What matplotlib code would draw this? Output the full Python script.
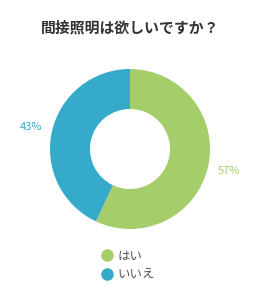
import matplotlib; matplotlib.use("Agg")
import matplotlib.pyplot as plt
from matplotlib.lines import Line2D

plt.rcParams["font.family"] = ["Noto Sans CJK JP", "DejaVu Sans"]

title = "間接照明は欲しいですか？"
labels = ["はい", "いいえ"]
values = [57, 43]
colors = ["#a5cd69", "#35aacb"]

fig = plt.figure(figsize=(2.6, 2.9), dpi=100)
ax = fig.add_axes([0, 0, 1, 1])

wedges, _, autotexts = ax.pie(values, colors=colors, startangle=90, counterclock=False,
                              center=(130, 141), radius=80, autopct="%.0f%%",
                              pctdistance=1.27, wedgeprops=dict(width=40, linewidth=0),
                              textprops=dict(fontsize=8), frame=True)
ax.axis("off")
ax.set_xlim(0, 260); ax.set_ylim(0, 290)
for t, c in zip(autotexts, colors):
    t.set_color(c)

ax.text(130, 263, title, ha="center", va="center", fontsize=10.7, weight="bold", color="#333333")

handles = [Line2D([], [], marker="o", ls="", markersize=8, color=c) for c in colors]
ax.legend(handles, labels, loc="center", bbox_to_anchor=(0.49, 0.085), frameon=False,
          fontsize=9, labelcolor="#555555", handletextpad=0.2, labelspacing=0.45,
          handlelength=1.2)

fig.savefig("out.png", dpi=100)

# Instructions to follow
Write the listing above out again exactly, dropping each image.

# Worked answer
What matplotlib code would draw this? Output the full Python script.
import matplotlib; matplotlib.use("Agg")
import matplotlib.pyplot as plt
from matplotlib.lines import Line2D

plt.rcParams["font.family"] = ["Noto Sans CJK JP", "DejaVu Sans"]

title = "間接照明は欲しいですか？"
labels = ["はい", "いいえ"]
values = [57, 43]
colors = ["#a5cd69", "#35aacb"]

fig = plt.figure(figsize=(2.6, 2.9), dpi=100)
ax = fig.add_axes([0, 0, 1, 1])

wedges, _, autotexts = ax.pie(values, colors=colors, startangle=90, counterclock=False,
                              center=(130, 141), radius=80, autopct="%.0f%%",
                              pctdistance=1.27, wedgeprops=dict(width=40, linewidth=0),
                              textprops=dict(fontsize=8), frame=True)
ax.axis("off")
ax.set_xlim(0, 260); ax.set_ylim(0, 290)
for t, c in zip(autotexts, colors):
    t.set_color(c)

ax.text(130, 263, title, ha="center", va="center", fontsize=10.7, weight="bold", color="#333333")

handles = [Line2D([], [], marker="o", ls="", markersize=8, color=c) for c in colors]
ax.legend(handles, labels, loc="center", bbox_to_anchor=(0.49, 0.085), frameon=False,
          fontsize=9, labelcolor="#555555", handletextpad=0.2, labelspacing=0.45,
          handlelength=1.2)

fig.savefig("out.png", dpi=100)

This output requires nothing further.